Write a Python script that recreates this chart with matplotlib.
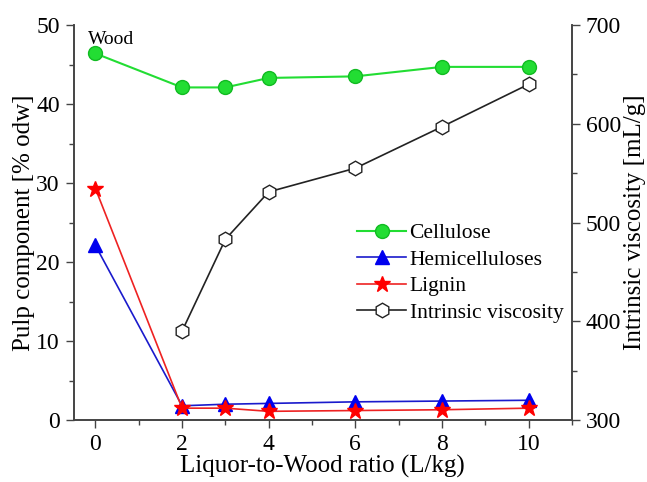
import matplotlib
matplotlib.use("Agg")
import matplotlib.pyplot as plt
from matplotlib.ticker import MultipleLocator

plt.rcParams['font.family'] = ['Liberation Serif', 'DejaVu Serif']

ratio = [0, 2, 3, 4, 6, 8, 10]
cellulose = [46.4, 42.1, 42.1, 43.3, 43.5, 44.7, 44.7]
hemicell = [22.1, 1.8, 2.0, 2.1, 2.3, 2.4, 2.5]
lignin = [29.3, 1.5, 1.5, 1.1, 1.2, 1.3, 1.5]
visc_ratio = [2, 3, 4, 6, 8, 10]
viscosity = [390, 483, 531, 555, 597, 640]

fig = plt.figure(figsize=(6.47, 4.82), dpi=100)
ax = fig.add_axes([0.114, 0.1286, 0.770, 0.8195])
ax2 = ax.twinx()

l1, = ax.plot(ratio, cellulose, '-o', color='#22dd33', mfc='#22dd33', mec='#11bb22',
              ms=10, lw=1.5, label='Cellulose')
l2, = ax.plot(ratio, hemicell, '-^', color='#1a1acc', mfc='#0000ee', mec='#0000ee',
              ms=10.5, lw=1.2, label='Hemicelluloses')
l3, = ax.plot(ratio, lignin, '-*', color='#ee2222', mfc='#ff0000', mec='#ff0000',
              ms=12, lw=1.2, label='Lignin')
l4, = ax2.plot(visc_ratio, viscosity, '-h', color='#222222', mfc='white', mec='#222222',
               ms=10.5, lw=1.2, label='Intrinsic viscosity')

ax.set_xlim(-0.5, 11.0)
ax.set_ylim(0, 50)
ax2.set_ylim(300, 700)
ax.set_xticks([0, 2, 4, 6, 8, 10])
ax.xaxis.set_minor_locator(MultipleLocator(1))
ax.yaxis.set_major_locator(MultipleLocator(10))
ax.yaxis.set_minor_locator(MultipleLocator(5))
ax2.yaxis.set_major_locator(MultipleLocator(100))
ax2.yaxis.set_minor_locator(MultipleLocator(50))

for a in (ax, ax2):
    a.tick_params(which='major', direction='out', length=6, width=1, labelsize=17, pad=4,
                  color='#444444')
    a.tick_params(which='minor', direction='out', length=3.5, width=1, color='#444444')
    for s in a.spines.values():
        s.set_linewidth(1.2)
        s.set_color('#444444')
    a.spines['top'].set_visible(False)

ax.set_xlabel('Liquor-to-Wood ratio (L/kg)', fontsize=18, labelpad=0)
ax.set_ylabel('Pulp component [% odw]', fontsize=18, labelpad=1)
ax2.set_ylabel('Intrinsic viscosity [mL/g]', fontsize=18, labelpad=2)

ax.text(-0.18, 47.6, 'Wood', fontsize=14, ha='left', va='baseline')

ax.legend(handles=[l1, l2, l3, l4], loc='upper left', bbox_to_anchor=(0.551, 0.52),
          frameon=False, fontsize=15.5, handlelength=2.3, handletextpad=0.15,
          labelspacing=0.3, borderaxespad=0)

fig.savefig('out.png', dpi=100)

..........

GOAL: Extract the full listing exactly, with the pictures left out.

SOLUTION BELOW:
Write a Python script that recreates this chart with matplotlib.
import matplotlib
matplotlib.use("Agg")
import matplotlib.pyplot as plt
from matplotlib.ticker import MultipleLocator

plt.rcParams['font.family'] = ['Liberation Serif', 'DejaVu Serif']

ratio = [0, 2, 3, 4, 6, 8, 10]
cellulose = [46.4, 42.1, 42.1, 43.3, 43.5, 44.7, 44.7]
hemicell = [22.1, 1.8, 2.0, 2.1, 2.3, 2.4, 2.5]
lignin = [29.3, 1.5, 1.5, 1.1, 1.2, 1.3, 1.5]
visc_ratio = [2, 3, 4, 6, 8, 10]
viscosity = [390, 483, 531, 555, 597, 640]

fig = plt.figure(figsize=(6.47, 4.82), dpi=100)
ax = fig.add_axes([0.114, 0.1286, 0.770, 0.8195])
ax2 = ax.twinx()

l1, = ax.plot(ratio, cellulose, '-o', color='#22dd33', mfc='#22dd33', mec='#11bb22',
              ms=10, lw=1.5, label='Cellulose')
l2, = ax.plot(ratio, hemicell, '-^', color='#1a1acc', mfc='#0000ee', mec='#0000ee',
              ms=10.5, lw=1.2, label='Hemicelluloses')
l3, = ax.plot(ratio, lignin, '-*', color='#ee2222', mfc='#ff0000', mec='#ff0000',
              ms=12, lw=1.2, label='Lignin')
l4, = ax2.plot(visc_ratio, viscosity, '-h', color='#222222', mfc='white', mec='#222222',
               ms=10.5, lw=1.2, label='Intrinsic viscosity')

ax.set_xlim(-0.5, 11.0)
ax.set_ylim(0, 50)
ax2.set_ylim(300, 700)
ax.set_xticks([0, 2, 4, 6, 8, 10])
ax.xaxis.set_minor_locator(MultipleLocator(1))
ax.yaxis.set_major_locator(MultipleLocator(10))
ax.yaxis.set_minor_locator(MultipleLocator(5))
ax2.yaxis.set_major_locator(MultipleLocator(100))
ax2.yaxis.set_minor_locator(MultipleLocator(50))

for a in (ax, ax2):
    a.tick_params(which='major', direction='out', length=6, width=1, labelsize=17, pad=4,
                  color='#444444')
    a.tick_params(which='minor', direction='out', length=3.5, width=1, color='#444444')
    for s in a.spines.values():
        s.set_linewidth(1.2)
        s.set_color('#444444')
    a.spines['top'].set_visible(False)

ax.set_xlabel('Liquor-to-Wood ratio (L/kg)', fontsize=18, labelpad=0)
ax.set_ylabel('Pulp component [% odw]', fontsize=18, labelpad=1)
ax2.set_ylabel('Intrinsic viscosity [mL/g]', fontsize=18, labelpad=2)

ax.text(-0.18, 47.6, 'Wood', fontsize=14, ha='left', va='baseline')

ax.legend(handles=[l1, l2, l3, l4], loc='upper left', bbox_to_anchor=(0.551, 0.52),
          frameon=False, fontsize=15.5, handlelength=2.3, handletextpad=0.15,
          labelspacing=0.3, borderaxespad=0)

fig.savefig('out.png', dpi=100)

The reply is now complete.